I don’t know which supermarket BMA bigwigs shop in, but when I go into a supermarket my problem is choice, not lack of it. Alongside normal coke I am offered Diet Coke [No sugar] “Coca Cola Zero” [No sugar] “Coca Cola Life” [Lower calorie sweetened using natural sources].. oh and “Caffeine Free” [also “lower calorie”]… and all with calorie content clearly shown on the tin.. if I care to look. I can also buy in a range of sizes from 150ml mini-cans, all the way up to 1.75 litre bottles, if I wish to limit portion size at any point.
And just in case that is not enough for you Coca Cola has, since 2012, reduced the average calories per litre in its sparkling drinks by 5.3% ; reduced the calorie and sugar content of Sprite, Dr Pepper, Fanta Fruit Twist and Glaceau Vitaminwater by more than 30% ; and increased its marketing budget in zero calorie colas by 52%. All as part of its “responsibility deal” with Government.

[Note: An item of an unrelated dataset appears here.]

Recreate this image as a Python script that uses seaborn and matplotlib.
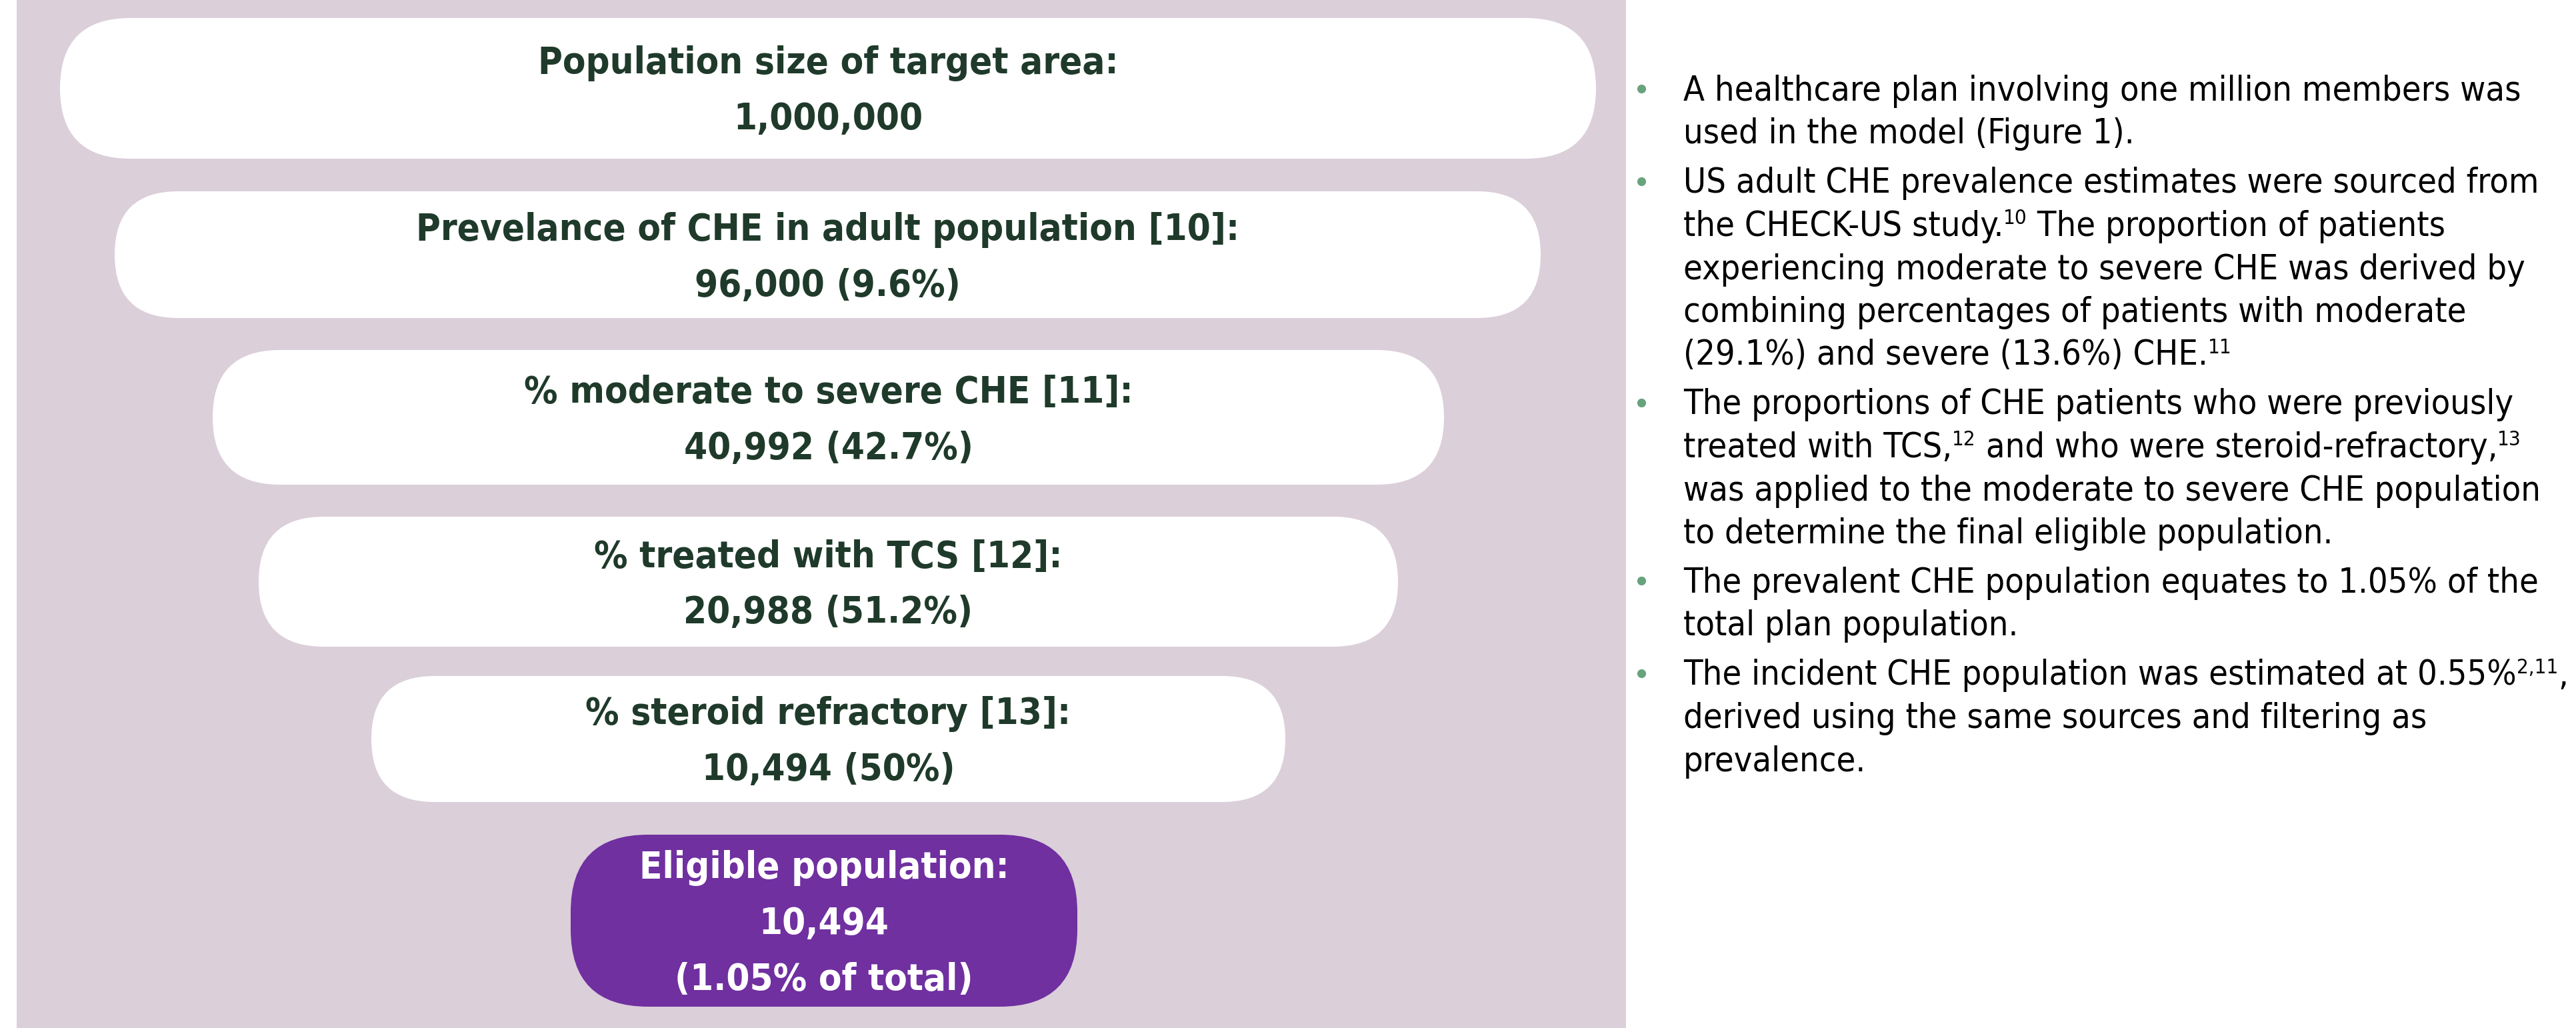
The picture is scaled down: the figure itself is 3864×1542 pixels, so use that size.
import re
import matplotlib.pyplot as plt
import seaborn as sns
from matplotlib import font_manager as fm
from matplotlib.patches import FancyBboxPatch, Rectangle

# funnel stages
stage_labels = [
    "Population size of target area:",
    "Prevelance of CHE in adult population [10]:",
    "% moderate to severe CHE [11]:",
    "% treated with TCS [12]:",
    "% steroid refractory [13]:",
    "Eligible population:",
]
stage_counts = [1000000, 96000, 40992, 20988, 10494, 10494]
stage_pcts = ["", "9.6%", "42.7%", "51.2%", "50%", "1.05% of total"]

# bullet notes, ^{..} marks a superscript
note_paragraphs = [
    ["A healthcare plan involving one million members was",
     "used in the model (Figure 1)."],
    ["US adult CHE prevalence estimates were sourced from",
     "the CHECK-US study.^{10} The proportion of patients",
     "experiencing moderate to severe CHE was derived by",
     "combining percentages of patients with moderate",
     "(29.1%) and severe (13.6%) CHE.^{11}"],
    ["The proportions of CHE patients who were previously",
     "treated with TCS,^{12} and who were steroid-refractory,^{13}",
     "was applied to the moderate to severe CHE population",
     "to determine the final eligible population."],
    ["The prevalent CHE population equates to 1.05% of the",
     "total plan population."],
    ["The incident CHE population was estimated at 0.55%^{2,11},",
     "derived using the same sources and filtering as",
     "prevalence."],
]

sns.set_theme(style="white")
plt.rcParams["font.family"] = ["Liberation Sans", "DejaVu Sans"]


def weight_num(w):
    if isinstance(w, str):
        return fm.weight_dict.get(w, 400)
    return w


def pick_font(bold):
    # look for a narrow / condensed sans face, closest to the original Arial Narrow look
    prefs = ["liberation sans narrow", "arial narrow", "dejavu sans", "open sans",
             "noto sans", "roboto", "lato", "inter"]
    target = 700 if bold else 400
    best = None
    for f in fm.fontManager.ttflist:
        nm = f.name.lower()
        fn = f.fname.lower()
        narrow = ("narrow" in nm or "narrow" in fn or "condensed" in str(f.stretch)
                  or "cond" in fn)
        if not narrow or f.style != "normal" or "mono" in nm or "cjk" in nm:
            continue
        rank = next((i for i, p in enumerate(prefs) if nm.startswith(p)), None)
        if rank is None:
            continue
        if "extra" in str(f.stretch) or "ultra" in str(f.stretch) or "extra" in fn:
            rank += 0.5
        score = (rank, abs(weight_num(f.weight) - target))
        if best is None or score < best[0]:
            best = (score, f.fname)
    if best is None:
        return fm.FontProperties(family=["Liberation Sans", "DejaVu Sans"],
                                 weight="bold" if bold else "normal")
    return fm.FontProperties(fname=best[1])


bold_font = pick_font(True)
plain_font = pick_font(False)

W, H = 3864, 1542
fig = plt.figure(figsize=(W / 100, H / 100), dpi=100)
ax = fig.add_axes([0, 0, 1, 1])
ax.set_xlim(0, W)
ax.set_ylim(H, 0)
ax.axis("off")
renderer = fig.canvas.get_renderer()


def fit_size(text, font, size, width):
    # shrink the size if this face is wider than the one in the original
    t = ax.text(0, 0, text, fontproperties=font, fontsize=size)
    w = t.get_window_extent(renderer).width
    t.remove()
    return min(size * 1.04, size * width / w)


box_size = fit_size(stage_labels[0], bold_font, 40, 869)
note_size = fit_size(note_paragraphs[0][0], plain_font, 39, 1254)

panel_color = "#dbcfda"
purple = "#7030a0"
text_green = "#1f3a2a"
bullet_color = "#68a37e"

ax.add_patch(Rectangle((25, 0), 2414, H, color=panel_color, lw=0))

# box extents in pixels
box_x = [(90, 2394), (172, 2311), (319, 2166), (388, 2097), (557, 1928), (856, 1616)]
box_y = [(27, 238), (287, 477), (525, 727), (775, 970), (1014, 1203), (1252, 1510)]

for i, label in enumerate(stage_labels):
    x0, x1 = box_x[i]
    y0, y1 = box_y[i]
    last = i == len(stage_labels) - 1
    fc = purple if last else "white"
    tc = "white" if last else text_green
    r = min((y1 - y0) / 2, 116)
    ax.add_patch(FancyBboxPatch((x0, y0), x1 - x0, y1 - y0,
                                boxstyle=f"round,pad=0,rounding_size={r}",
                                fc=fc, ec="none"))
    count = f"{stage_counts[i]:,}"
    if last:
        lines = [label, count, f"({stage_pcts[i]})"]
    elif stage_pcts[i]:
        lines = [label, f"{count} ({stage_pcts[i]})"]
    else:
        lines = [label, count]
    cy = (y0 + y1) / 2
    step = 84
    first = cy - (len(lines) - 1) * step / 2 + 20
    for j, ln in enumerate(lines):
        ax.text((x0 + x1) / 2, first + j * step, ln, ha="center", va="baseline",
                fontproperties=bold_font, fontsize=box_size, color=tc)


def draw_segments(x, y, line, size, color):
    parts = re.split(r"\^\{([^}]*)\}", line)
    for k, part in enumerate(parts):
        if not part:
            continue
        sup = k % 2 == 1
        t = ax.text(x, y - (0.34 * size * 1.389 if sup else 0), part,
                    ha="left", va="baseline", fontproperties=plain_font,
                    fontsize=size * 0.6 if sup else size, color=color)
        x = t.get_window_extent(renderer).x1


text_x = 2525
y = 151
for para in note_paragraphs:
    ax.plot([2462], [y - 18], "o", ms=9.5, color=bullet_color, mec="none")
    for ln in para:
        draw_segments(text_x, y, ln, note_size, "black")
        y += 64.5
    y += 9.5

fig.savefig("out.png", dpi=100, facecolor="white")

I can also go to the Coca Cola calorie counter, where I see what exercise I can do to work of the calories in one can (11 minutes of squash or 32 minutes of pilates, (or if you prefer 19 minutes of stair climbing or 70 minutes of ironing) to work off 139 calorie can of normal Coca Cola.
Where is the praise from the BMA about how much has been achieved? How much of that would have been achieved if Government had opted to demonise the industry rather than working with it?
Moving away from all things fizzy, how much more could be achieved if this Government-industry relationship was extended to e-cigs and tobacco? Think of the public health advances that could be achieved if Government worked with the tobacco industry on reduced risk products [such as PMI’s “heat not burn” products] rather than absurdly excluding them from an increasing number of conversations?
It is time for doctors to take back the BMA, sacking the self-serving fat cats at the top of this body, banging on like an old record about taxes and bans and little else. Surely they can see that the BMA is a fast-fossilizing dinosaur, desperately determined to remove all voices from the health debate except its own, regardless of the consequences. If they can’t see it, or won’t do anything about it, then public health is truly not safe in their hands.